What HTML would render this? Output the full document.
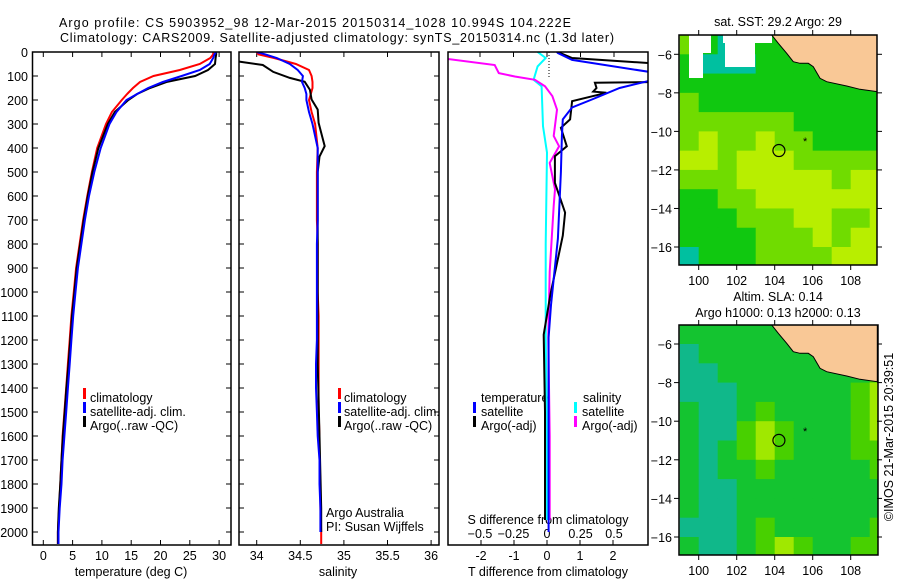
<!DOCTYPE html>
<html><head><meta charset="utf-8"><style>
html,body{margin:0;padding:0;background:#fff;}
svg{display:block;font-family:"Liberation Sans",sans-serif;}
text{font-size:12.5px;fill:#000;}
</style></head><body>
<svg id="c" width="900" height="580" viewBox="0 0 900 580"></svg>
<script>
// ---------- data ----------
const depths = [0,10,25,50,75,100,125,150,175,200,250,300,400,500,600,700,800,900,1000,1100,1200,1300,1400,1500,1600,1700,1800,1900,2000,2050];
const tempClim = [29.0,29.0,28.5,26.7,23.3,18.8,16.5,15.3,14.3,13.4,11.7,10.7,9.2,8.3,7.5,6.8,6.2,5.6,5.2,4.8,4.5,4.2,3.9,3.6,3.3,3.1,2.9,2.7,2.5,2.5];
const tempSat = [29.5,29.2,29.0,28.4,26.7,23.6,20.4,17.9,16.0,14.2,12.5,11.3,9.8,8.7,7.8,7.1,6.5,5.9,5.5,5.1,4.8,4.5,4.2,3.9,3.6,3.3,3.1,2.8,2.6,2.6];
const tempArgo = [29.5,29.5,29.4,29.3,28.1,25.9,21.0,18.2,16.0,14.5,12.2,11.0,9.4,8.4,7.6,6.9,6.3,5.7,5.3,4.9,4.6,4.3,3.95,3.65,3.35,3.1,2.9,2.65,2.5,2.5];
const salClim = [34.0,34.02,34.2,34.45,34.6,34.63,34.64,34.64,34.62,34.6,34.63,34.67,34.7,34.69,34.69,34.69,34.7,34.7,34.7,34.71,34.71,34.71,34.71,34.71,34.72,34.72,34.73,34.73,34.74,34.74];
const salSat = [34.0,34.1,34.23,34.38,34.47,34.53,34.52,34.55,34.57,34.57,34.6,34.64,34.7,34.7,34.7,34.7,34.69,34.69,34.69,34.69,34.69,34.68,34.68,34.69,34.7,34.72,34.72,34.73,34.73,34.73];
const salArgoDepths = [40,54,83,108,124,157,198,240,295,351,392,436,500,700,1000,1300,1600,1900,2000];
const salArgo = [33.8,34.07,34.19,34.38,34.55,34.61,34.63,34.7,34.71,34.75,34.78,34.72,34.7,34.7,34.7,34.7,34.72,34.74,34.74];
const tSatDiffDepths = [0,4,33,83,120,150,198,231,281,350,500,777,1054,1190,1500,2000];
const tSatDiff = [0.3,0.33,0.76,3.1,3.1,2.2,1.36,0.76,0.48,0.45,0.42,0.33,0.12,0.05,0.05,0.05];
const tArgoDiffDepths = [0,4,25,50,125,128,150,165,170,205,281,316,393,434,545,669,765,1013,1178,1500,1950];
const tArgoDiff = [0.4,0.4,0.76,3.5,3.5,1.45,1.5,1.4,1.8,0.76,0.7,0.42,0.6,0.24,0.24,0.55,0.48,0.1,-0.1,-0.06,-0.06];
const sArgoDiffDepths = [0,29,54,88,102,116,143,184,240,350,393,462,572,641,916,1190,1600,1950];
const sArgoDiff = [-0.8,-0.74,-0.39,-0.36,-0.24,-0.09,-0.015,0.04,0.075,0.05,0.09,0.02,0.06,0.05,0.02,0.01,0.02,0.02];
const sSatDiffDepths = [0,25,60,116,143,309,419,800,1190,1600,1950];
const sSatDiff = [-0.07,-0.01,-0.07,-0.1,-0.04,-0.03,0,-0.01,-0.01,0,0];
const depthTicks = [0,100,200,300,400,500,600,700,800,900,1000,1100,1200,1300,1400,1500,1600,1700,1800,1900,2000];
const tempTicks = [0,5,10,15,20,25,30];
const salTicks = [34,34.5,35,35.5,36];
const tDiffTicks = [-2,-1,0,1,2];
const sDiffTicks = [-0.5,-0.25,0,0.25,0.5];
const lonTicks = [100,102,104,106,108];
const latTicks = [-6,-8,-10,-12,-14,-16];
const sstGrid = [
[2,1,0,1,1,1,1,1,1,0,0],[1,0,0,0,1,1,1,1,1,1,0],[1,1,1,1,1,1,1,1,1,1,1],[2,1,1,1,1,1,1,1,1,1,1],
[2,2,2,2,2,2,1,1,1,1,1],[2,3,2,2,3,2,2,1,1,1,1],[3,3,2,3,3,3,2,2,2,2,2],[2,2,2,3,3,3,3,3,2,3,3],
[1,1,2,2,3,3,3,3,3,3,3],[1,1,1,2,2,2,3,3,2,2,3],[1,1,1,1,2,2,2,3,2,3,3],[0,1,1,1,2,2,2,2,3,3,3]];
const slaGrid = [
[1,1,1,1,1,1,1,1,1,1,1],[0,1,1,1,1,1,1,1,1,1,1],[0,0,1,1,1,1,1,1,1,1,2],[0,0,0,1,1,1,1,1,1,2,3],
[1,0,0,1,2,1,1,1,1,2,3],[1,0,0,2,3,2,1,1,1,2,3],[1,0,1,2,3,2,1,1,1,2,2],[1,0,1,1,2,1,1,1,1,1,2],
[1,0,0,1,1,1,1,1,1,1,1],[1,0,0,1,1,1,1,1,1,1,1],[0,0,0,1,2,1,1,1,1,1,2],[1,0,0,1,2,3,2,1,1,2,2]];
const argoLon = 104.222, argoLat = -10.994;

// ---------- helpers ----------
const NS = "http://www.w3.org/2000/svg";
const svg = document.getElementById('c');
function mk(tag, attrs, parent){ const e=document.createElementNS(NS,tag); for(const k in attrs) e.setAttribute(k,attrs[k]); (parent||svg).appendChild(e); return e; }
function txt(x,y,s,anchor,parent,size){ const t=mk('text',{x:x,y:y,'text-anchor':anchor||'start'},parent); if(size) t.style.fontSize=size+'px'; t.textContent=s; return t; }

const yD = d => 52 + d*0.24;
const xT = t => 43.3 + t*5.86;
const xS = s => 256.7 + (s-34)*87.2;
const xTd = t => 547 + t*33;
const xSd = s => 547 + s*134;

const defs = mk('defs',{});
[['cp1',32.5,52,198.5,493],['cp2',239,52,200,493],['cp3',448,52,200,493],['cpm1',679,35,198,230],['cpm2',679,325,199,230]].forEach(a=>{
  const cp=mk('clipPath',{id:a[0]},defs); mk('rect',{x:a[1],y:a[2],width:a[3],height:a[4]},cp);
});

function line(ds, vs, fx, color, clip, name){
  const pts = ds.map((d,i)=>fx(vs[i]).toFixed(1)+','+yD(d).toFixed(1)).join(' ');
  const p = mk('polyline',{points:pts,fill:'none',stroke:color,'stroke-width':2,'clip-path':'url(#'+clip+')'});
  
  
}
function frame(x,y,w,h,name){ const r=mk('rect',{x:x,y:y,width:w,height:h,fill:'none',stroke:'#000','stroke-width':1.5});   }
function legendBar(x,y,color){ mk('rect',{x:x,y:y-10,width:3,height:11,fill:color}); }

// ---------- titles ----------
const t1 = txt(59,27,'Argo profile: CS 5903952_98 12-Mar-2015 20150314_1028 10.994S 104.222E');
t1.setAttribute('textLength','512');  
const t2 = txt(60,42,'Climatology: CARS2009. Satellite-adjusted climatology: synTS_20150314.nc (1.3d later)');
t2.setAttribute('textLength','554');  

// ---------- panel 1: temperature ----------
const g1 = mk('g',{});  
depthTicks.forEach(d=>{ const y=yD(d); mk('line',{x1:32.5,y1:y,x2:38,y2:y,stroke:'#000'},g1); mk('line',{x1:231,y1:y,x2:226,y2:y,stroke:'#000'},g1); txt(28,y+5,String(d),'end',g1); });
tempTicks.forEach(t=>{ const x=xT(t); mk('line',{x1:x,y1:545,x2:x,y2:540,stroke:'#000'},g1); mk('line',{x1:x,y1:52,x2:x,y2:57,stroke:'#000'},g1); txt(x,560,String(t),'middle',g1); });
line(depths,tempClim,xT,'#ff0000','cp1','temperature-climatology-line');
line(depths,tempArgo,xT,'#000000','cp1','temperature-argo-line');
line(depths,tempSat,xT,'#0000ff','cp1','temperature-satellite-line');
frame(32.5,52,198.5,493,'temperature-plot-frame');
const xl1=txt(131,576,'temperature (deg C)','middle',g1);  
legendBar(83,398,'#ff0000'); txt(90,402,'climatology','start',g1);
legendBar(83,412,'#0000ff'); txt(90,416,'satellite-adj. clim.','start',g1);
legendBar(83,426,'#000000'); txt(90,430,'Argo(..raw -QC)','start',g1);

// ---------- panel 2: salinity ----------
const g2 = mk('g',{});  
depthTicks.forEach(d=>{ const y=yD(d); mk('line',{x1:239,y1:y,x2:244,y2:y,stroke:'#000'},g2); mk('line',{x1:439,y1:y,x2:434,y2:y,stroke:'#000'},g2); });
salTicks.forEach(s=>{ const x=xS(s); mk('line',{x1:x,y1:545,x2:x,y2:540,stroke:'#000'},g2); mk('line',{x1:x,y1:52,x2:x,y2:57,stroke:'#000'},g2); txt(x,560,String(s),'middle',g2); });
line(depths,salClim,xS,'#ff0000','cp2','salinity-climatology-line');
line(salArgoDepths,salArgo,xS,'#000000','cp2','salinity-argo-line');
line(depths.slice(0,29),salSat.slice(0,29),xS,'#0000ff','cp2','salinity-satellite-line');
frame(239,52,200,493,'salinity-plot-frame');
const xl2=txt(338,576,'salinity','middle',g2);  
legendBar(338,398,'#ff0000'); txt(344,402,'climatology','start',g2);
legendBar(338,412,'#0000ff'); txt(344,416,'satellite-adj. clim.','start',g2);
legendBar(338,426,'#000000'); txt(344,430,'Argo(..raw -QC)','start',g2);
txt(326,517,'Argo Australia','start',g2); txt(326,531,'PI: Susan Wijffels','start',g2);

// ---------- panel 3: differences ----------
const g3 = mk('g',{});  
tDiffTicks.forEach(t=>{ const x=xTd(t); mk('line',{x1:x,y1:545,x2:x,y2:540,stroke:'#000'},g3); txt(x,560,String(t),'middle',g3); });
sDiffTicks.forEach(s=>{ const x=xSd(s); mk('line',{x1:x,y1:52,x2:x,y2:57,stroke:'#000'},g3); txt(x,538,String(s).replace('-','\u2212'),'middle',g3); });
mk('line',{x1:549,y1:52,x2:549,y2:78,stroke:'#000','stroke-dasharray':'1,2'},g3);
line(sSatDiffDepths,sSatDiff,xSd,'#00ffff','cp3','s-diff-satellite-line');
line(sArgoDiffDepths,sArgoDiff,xSd,'#ff00ff','cp3','s-diff-argo-line');
line(tArgoDiffDepths,tArgoDiff,xTd,'#000000','cp3','t-diff-argo-line');
line(tSatDiffDepths,tSatDiff,xTd,'#0000ff','cp3','t-diff-satellite-line');
frame(448,52,200,493,'difference-plot-frame');
txt(481,402,'temperature','start',g3);
legendBar(473,412,'#0000ff'); txt(481,416,'satellite','start',g3);
legendBar(473,426,'#000000'); txt(481,430,'Argo(-adj)','start',g3);
txt(583,402,'salinity','start',g3);
legendBar(574,412,'#00ffff'); txt(582,416,'satellite','start',g3);
legendBar(574,426,'#ff00ff'); txt(582,430,'Argo(-adj)','start',g3);
const sl=txt(548,524,'S difference from climatology','middle',g3);  
const tl=txt(548,576,'T difference from climatology','middle',g3);  

// ---------- maps ----------
const landPx = [[395,105],[712,105],[712,275],[660,268],[620,258],[560,245],[540,235],[520,200],[505,190],[480,190],[460,185],[440,160],[415,130]];
function drawMap(top, ySc, grid, palette, clip, name, whites){
  const g = mk('g',{'clip-path':'url(#'+clip+')'});
  
  
  const xL = lon => 698.7 + (lon-100)*19;
  const yL = lat => ySc(lat);
  grid.forEach((row,r)=>row.forEach((v,c)=>{
    const x0=xL(99+c), x1=xL(100+c), y0=yL(-5-r), y1=yL(-6-r);
    const cell = mk('rect',{x:x0,y:y0,width:x1-x0+0.5,height:y1-y0+0.5,fill:palette[v]},g);
    
    
  }));
  (whites||[]).forEach(w=>mk('rect',{x:w[0],y:w[1]+top,width:w[2],height:w[3],fill:'#fff'},g));
  const pts = landPx.map(p=>(640+p[0]/3).toFixed(1)+','+(p[1]/3-35+top).toFixed(1)).join(' ');
  mk('polygon',{points:pts,fill:'#f9c896',stroke:'#000','stroke-width':1},g);
  mk('circle',{cx:xL(argoLon),cy:yL(argoLat),r:6,fill:'none',stroke:'#000','stroke-width':1.2},g);
  txt(xL(105.6),yL(-10.5)+4,'*','middle',g,11);
  return xL;
}
const ySst = lat => 54.3 + (-6-lat)*19.27;
const ySla = lat => 344 + (-6-lat)*19.3;
const xm1 = drawMap(35, ySst, sstGrid, ['#00c0a0','#10c810','#70dc00','#b8ee00','#e8f000'], 'cpm1', 'sst-map',
  [[689,0,22,18],[689,18,14,25],[723,0,49,8],[725,8,30,24],[808,0,16,10],[811,10,20,10]]);
frame(679,35,198,230,'sst-map-frame');
drawMap(325, ySla, slaGrid, ['#10b88a','#14c430','#48d000','#a0e800','#d8f000'], 'cpm2', 'sla-map', []);
frame(679,325,199,230,'sla-map-frame');
function mapAxes(top,bottom,ySc,labelY){
  lonTicks.forEach(l=>{ const x=xm1(l); mk('line',{x1:x,y1:top,x2:x,y2:top-5,stroke:'#000'}); mk('line',{x1:x,y1:bottom,x2:x,y2:bottom+5,stroke:'#000'}); txt(x,labelY,String(l),'middle'); });
  latTicks.forEach(l=>{ const y=ySc(l); mk('line',{x1:679,y1:y,x2:674,y2:y,stroke:'#000'}); mk('line',{x1:877,y1:y,x2:882,y2:y,stroke:'#000'}); txt(672,y+5,String(l).replace('-','\u2212'),'end'); });
}
mapAxes(35,265,ySst,285);
mapAxes(325,555,ySla,575);
const mt1=txt(778,26,'sat. SST: 29.2 Argo: 29','middle');  
const mt2=txt(778,301,'Altim. SLA: 0.14','middle');  
const mt3=txt(778,317,'Argo h1000: 0.13 h2000: 0.13','middle');  
const cr = txt(0,0,'\u00a9IMOS 21-Mar-2015 20:39:51','middle');
cr.setAttribute('transform','translate(893,437) rotate(-90)');
 
</script>
</body></html>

----

EXERCISE: Show, from the listing above, each line that contains the word "document".

RESPONSE:
What HTML would render this? Output the full document.
const svg = document.getElementById('c');
function mk(tag, attrs, parent){ const e=document.createElementNS(NS,tag); for(const k in attrs) e.setAttribute(k,attrs[k]); (parent||svg).appendChild(e); return e; }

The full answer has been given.